▸ **Exercise goal**: Give an exact transcription of every line, dropping the images.

▸ **Provided data**:
---
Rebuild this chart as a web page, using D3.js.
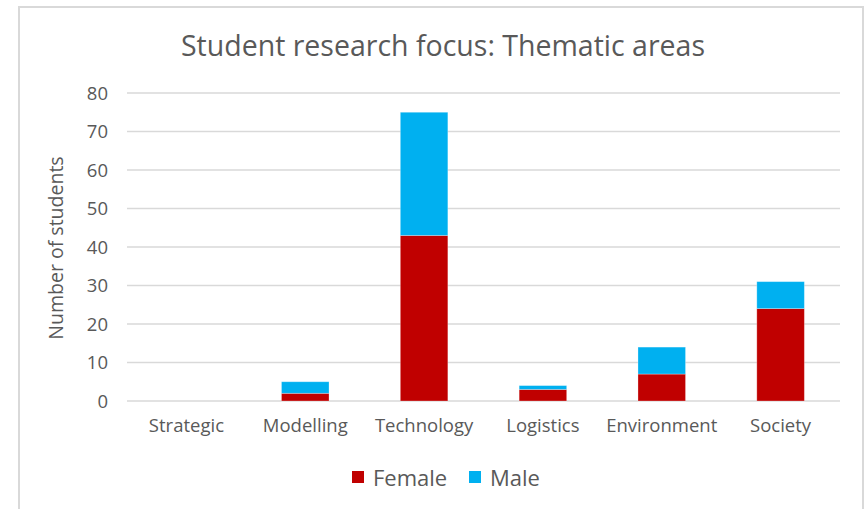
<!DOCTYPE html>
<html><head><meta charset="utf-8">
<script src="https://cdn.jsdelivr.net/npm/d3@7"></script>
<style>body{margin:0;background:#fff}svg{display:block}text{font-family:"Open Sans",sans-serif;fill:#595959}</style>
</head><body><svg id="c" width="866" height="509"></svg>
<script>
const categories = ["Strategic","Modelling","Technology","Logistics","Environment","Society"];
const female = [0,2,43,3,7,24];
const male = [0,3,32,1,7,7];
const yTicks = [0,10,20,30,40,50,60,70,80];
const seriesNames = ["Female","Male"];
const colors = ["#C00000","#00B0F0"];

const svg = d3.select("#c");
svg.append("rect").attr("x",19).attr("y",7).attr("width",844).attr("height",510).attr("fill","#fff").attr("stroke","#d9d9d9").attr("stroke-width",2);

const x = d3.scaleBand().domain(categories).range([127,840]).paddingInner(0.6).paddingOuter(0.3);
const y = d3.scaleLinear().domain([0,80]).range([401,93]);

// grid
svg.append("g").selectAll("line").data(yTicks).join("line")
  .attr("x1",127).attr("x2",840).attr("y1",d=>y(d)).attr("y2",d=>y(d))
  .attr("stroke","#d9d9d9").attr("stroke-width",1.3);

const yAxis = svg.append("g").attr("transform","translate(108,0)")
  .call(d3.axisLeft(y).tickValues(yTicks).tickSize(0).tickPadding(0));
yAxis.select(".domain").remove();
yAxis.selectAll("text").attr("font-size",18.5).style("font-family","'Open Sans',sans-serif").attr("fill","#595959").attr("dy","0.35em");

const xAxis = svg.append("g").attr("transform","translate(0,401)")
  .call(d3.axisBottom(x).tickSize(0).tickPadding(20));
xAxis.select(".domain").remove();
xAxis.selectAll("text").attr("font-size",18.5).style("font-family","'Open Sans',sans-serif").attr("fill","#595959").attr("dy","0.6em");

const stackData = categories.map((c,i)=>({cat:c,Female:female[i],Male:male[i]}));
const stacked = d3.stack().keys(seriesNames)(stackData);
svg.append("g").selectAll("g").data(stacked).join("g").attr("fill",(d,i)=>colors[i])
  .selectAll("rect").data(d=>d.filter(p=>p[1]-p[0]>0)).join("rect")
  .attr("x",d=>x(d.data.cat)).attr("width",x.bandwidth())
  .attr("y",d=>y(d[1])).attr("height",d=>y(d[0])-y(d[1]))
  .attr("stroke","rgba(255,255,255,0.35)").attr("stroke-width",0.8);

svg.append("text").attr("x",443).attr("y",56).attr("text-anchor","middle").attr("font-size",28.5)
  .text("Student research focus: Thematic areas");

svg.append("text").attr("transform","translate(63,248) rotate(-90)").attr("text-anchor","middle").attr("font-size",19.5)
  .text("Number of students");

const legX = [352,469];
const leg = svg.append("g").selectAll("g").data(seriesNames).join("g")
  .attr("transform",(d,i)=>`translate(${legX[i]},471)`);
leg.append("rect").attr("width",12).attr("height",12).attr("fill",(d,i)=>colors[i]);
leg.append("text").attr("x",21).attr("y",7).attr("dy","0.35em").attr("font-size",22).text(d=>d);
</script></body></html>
---
▸ **Solution**:
Rebuild this chart as a web page, using D3.js.
<!DOCTYPE html>
<html><head><meta charset="utf-8">
<script src="https://cdn.jsdelivr.net/npm/d3@7"></script>
<style>body{margin:0;background:#fff}svg{display:block}text{font-family:"Open Sans",sans-serif;fill:#595959}</style>
</head><body><svg id="c" width="866" height="509"></svg>
<script>
const categories = ["Strategic","Modelling","Technology","Logistics","Environment","Society"];
const female = [0,2,43,3,7,24];
const male = [0,3,32,1,7,7];
const yTicks = [0,10,20,30,40,50,60,70,80];
const seriesNames = ["Female","Male"];
const colors = ["#C00000","#00B0F0"];

const svg = d3.select("#c");
svg.append("rect").attr("x",19).attr("y",7).attr("width",844).attr("height",510).attr("fill","#fff").attr("stroke","#d9d9d9").attr("stroke-width",2);

const x = d3.scaleBand().domain(categories).range([127,840]).paddingInner(0.6).paddingOuter(0.3);
const y = d3.scaleLinear().domain([0,80]).range([401,93]);

// grid
svg.append("g").selectAll("line").data(yTicks).join("line")
  .attr("x1",127).attr("x2",840).attr("y1",d=>y(d)).attr("y2",d=>y(d))
  .attr("stroke","#d9d9d9").attr("stroke-width",1.3);

const yAxis = svg.append("g").attr("transform","translate(108,0)")
  .call(d3.axisLeft(y).tickValues(yTicks).tickSize(0).tickPadding(0));
yAxis.select(".domain").remove();
yAxis.selectAll("text").attr("font-size",18.5).style("font-family","'Open Sans',sans-serif").attr("fill","#595959").attr("dy","0.35em");

const xAxis = svg.append("g").attr("transform","translate(0,401)")
  .call(d3.axisBottom(x).tickSize(0).tickPadding(20));
xAxis.select(".domain").remove();
xAxis.selectAll("text").attr("font-size",18.5).style("font-family","'Open Sans',sans-serif").attr("fill","#595959").attr("dy","0.6em");

const stackData = categories.map((c,i)=>({cat:c,Female:female[i],Male:male[i]}));
const stacked = d3.stack().keys(seriesNames)(stackData);
svg.append("g").selectAll("g").data(stacked).join("g").attr("fill",(d,i)=>colors[i])
  .selectAll("rect").data(d=>d.filter(p=>p[1]-p[0]>0)).join("rect")
  .attr("x",d=>x(d.data.cat)).attr("width",x.bandwidth())
  .attr("y",d=>y(d[1])).attr("height",d=>y(d[0])-y(d[1]))
  .attr("stroke","rgba(255,255,255,0.35)").attr("stroke-width",0.8);

svg.append("text").attr("x",443).attr("y",56).attr("text-anchor","middle").attr("font-size",28.5)
  .text("Student research focus: Thematic areas");

svg.append("text").attr("transform","translate(63,248) rotate(-90)").attr("text-anchor","middle").attr("font-size",19.5)
  .text("Number of students");

const legX = [352,469];
const leg = svg.append("g").selectAll("g").data(seriesNames).join("g")
  .attr("transform",(d,i)=>`translate(${legX[i]},471)`);
leg.append("rect").attr("width",12).attr("height",12).attr("fill",(d,i)=>colors[i]);
leg.append("text").attr("x",21).attr("y",7).attr("dy","0.35em").attr("font-size",22).text(d=>d);
</script></body></html>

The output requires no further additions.